"A two week trip that I took to Italy in 1984 had a profound and
prolonged influence on my work. At that time I was involved in making a
series of aquarium images. I went to Italy to view the art
of the Renaissance, for it is my belief that all visual artists,
especially realists, should experience and study this work firsthand. I could not have predicted the dramatic impact, both direct and indirect, that this
journey of discovery would have on my ensuing work. I believe that in
our search for novelty in postmodernist art making, we often lose touch with certain basics: beauty, grace, harmony and visual poetry are nowadays rarely considered important criteria in evaluating contemporary works of art.

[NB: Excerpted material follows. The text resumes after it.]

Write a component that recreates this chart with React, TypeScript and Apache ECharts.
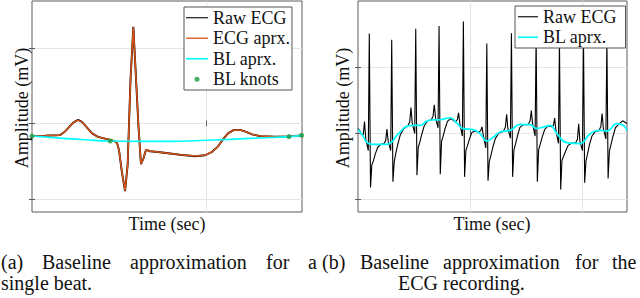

Since the Bauhaus, the term 'precious' has had a negative connotation in art schools. It was a term used derisively in the '60s to describe work that did not adhere to the fashionably pared-down kernels of conceptualism or minimalism. But after seeing the beauty, sensitivity, harmony--the 'preciousness'of Italian Renaissance painting--especially the Early Renaissance work of artists
such as Fra Angelico, Duccio and Simone Martini--I realize that, as artists,
we may have abandoned too much. The ever-changing inner light that
radiates from gold leaf used judiciously on the surface of a painting,
and the use of pockets of rich, intense colors that illuminate the picture's surface impressed me deeply. 'Preciousness' was elevated to grand
heights in their egg temperas: semi-precious gems such as lapis lazuli, malachite and azurite were ground up, mixed with egg yolk
and applied as paint pigments, producing dazzling, breathtaking colors! The surface of these colors forms a texture that sparkles and reflects light much like gold does, but in ways that are much more subtle than gold.
I look to the Early Renaissance as a source of inspiration that I can
use along with contemporary content and image making. I look to the
Renaissance as the artists of that time looked back to early Greek and
Roman art--not as a reactionary but as one who rediscovers and reapplies important but forgotten visual stimuli."